Updated

The five-month war in Afghanistan has become the U.S. military's longest sustained engagement since Vietnam, with an elusive enemy sheltered in strange and savage terrain.

Still, few Americans have died in combat. Although the current Operation Anaconda is an exception, most of the fighting has been conducted with precision weapons dropped by airplanes and small special forces units working with Afghan militias.

No war will be exactly like that in Afghanistan, analysts and military officials say. But the battles have had many features that probably will be repeated in the war on terrorism and in future conflicts.

"You really have a trend there," says military analyst Michael Vickers of the Center for Strategic and Budgetary Assessments. "We're fighting asymmetrically, using areas where we can hit the enemy and they can't hit us."

So far, 13 Americans have been killed in combat in Afghanistan. The United States has about 5,300 soldiers in the country and about 60,000 military members in the region supporting the effort.

By comparison, during the six-week Gulf War in 1991 that pushed Iraqi forces out of Kuwait, there were 147 American combat deaths. More than 500,000 U.S. troops took part in the war.

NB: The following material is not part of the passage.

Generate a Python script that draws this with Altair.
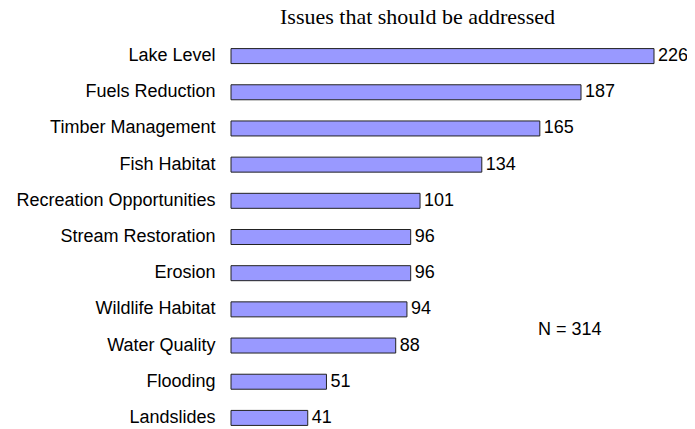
import altair as alt
import pandas as pd

categories = ["Lake Level", "Fuels Reduction", "Timber Management", "Fish Habitat",
              "Recreation Opportunities", "Stream Restoration", "Erosion",
              "Wildlife Habitat", "Water Quality", "Flooding", "Landslides"]
counts = [226, 187, 165, 134, 101, 96, 96, 94, 88, 51, 41]
title_text = "Issues that should be addressed"
note_text = "N = 314"
note_x = 164
note_row = "Wildlife Habitat"

df = pd.DataFrame({"issue": categories, "count": counts})
note_df = pd.DataFrame({"issue": [note_row], "x": [note_x], "label": [note_text]})

xscale = alt.Scale(domain=[0, 226], nice=False, zero=True)
yscale = alt.Scale(domain=categories, paddingInner=0, paddingOuter=0)

base = alt.Chart(df)

bars = base.mark_bar(size=15, color="#9999FF", stroke="#222222", strokeWidth=1).encode(
    x=alt.X("count:Q", scale=xscale, axis=None),
    y=alt.Y("issue:N", scale=yscale, sort=categories,
            axis=alt.Axis(title=None, domain=False, ticks=False, labelPadding=16,
                          labelFont="Liberation Sans", labelFontSize=18,
                          labelColor="black", labelLimit=400)),
)

labels = base.mark_text(align="left", baseline="middle", dx=4, font="Liberation Sans",
                        fontSize=18, color="black").encode(
    x=alt.X("count:Q", scale=xscale),
    y=alt.Y("issue:N", scale=yscale, sort=categories),
    text="count:Q",
)

note = alt.Chart(note_df).mark_text(align="left", baseline="middle", dy=21,
                                    font="Liberation Sans", fontSize=18, color="black").encode(
    x=alt.X("x:Q", scale=xscale),
    y=alt.Y("issue:N", scale=yscale, sort=categories),
    text="label:N",
)

chart = (bars + labels + note).properties(
    width=423,
    height=398,
    title=alt.TitleParams(title_text, font="Liberation Serif", fontSize=22,
                          fontWeight="normal", color="black", anchor="middle",
                          dx=-25, offset=9),
    autosize=alt.AutoSizeParams(type="none"),
    padding={"left": 223, "top": 30, "right": 33, "bottom": 0},
).configure_view(stroke=None)

chart.save("out.html", embed_options={"renderer": "svg", "actions": False})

The Vietnam War lasted the better part of a decade, with more than 47,000 soldiers killed in combat.

Pentagon officials will not estimate how many Taliban and Al Qaeda fighters have died in the war, though the number probably is at least in the thousands. Several hundred have been killed in the latest operation alone, military officials have estimated.

An additional 525 fighters are U.S. detainees, with 225 in Afghanistan and 300 at the U.S. Navy base in Guantanamo Bay, Cuba.

Both the Gulf War and the Afghan conflict started with massive bombing campaigns. Unlike the Gulf War, most of the bombs dropped on Afghanistan have been guided to their targets by lasers or satellites.

Guided weapons mean pilots can fly fewer missions, drop fewer bombs, put fewer U.S. troops at risk, kill fewer civilians -- and more effectively destroy enemy facilities.

When it came to ground combat, the Gulf War was a more traditional clash between two nations' military forces, played out in the expansive deserts of Kuwait and Iraq.

In Afghanistan, American forces have helped anti-Taliban forces oust the Islamic militia from power and pursue Al Qaeda terrorists.

But Afghanistan has no army or police force to keep order once the United States leaves. The Pentagon plans to help train and equip an Afghan army. Experts say they expect the U.S. military to remain in Afghanistan at least through this summer.

"We are going to be engaged in this for many months to come," said analyst John Pike of GlobalSecurity.org.

Since the Taliban's collapse in December, most of the fighting has been with small, isolated groups of Al Qaeda and Taliban members, many of whom are hunkered down in well fortified caves or tunnels.

"It's been kind of like whack-a-mole: Whenever someone pops their head up, we go in and kill them," said Vickers, a former military and CIA special forces operative.

Operation Anaconda is an exception. More than 2,000 U.S., Afghan and allied troops are encircling hundreds of Al Qaeda fighters in 60 square miles of rugged, snowy mountains.

Wiping out small numbers of fighters hiding in formidable terrain is difficult, which is why Rumsfeld and other defense officials are quick to say U.S. troops will not soon be leaving Afghanistan.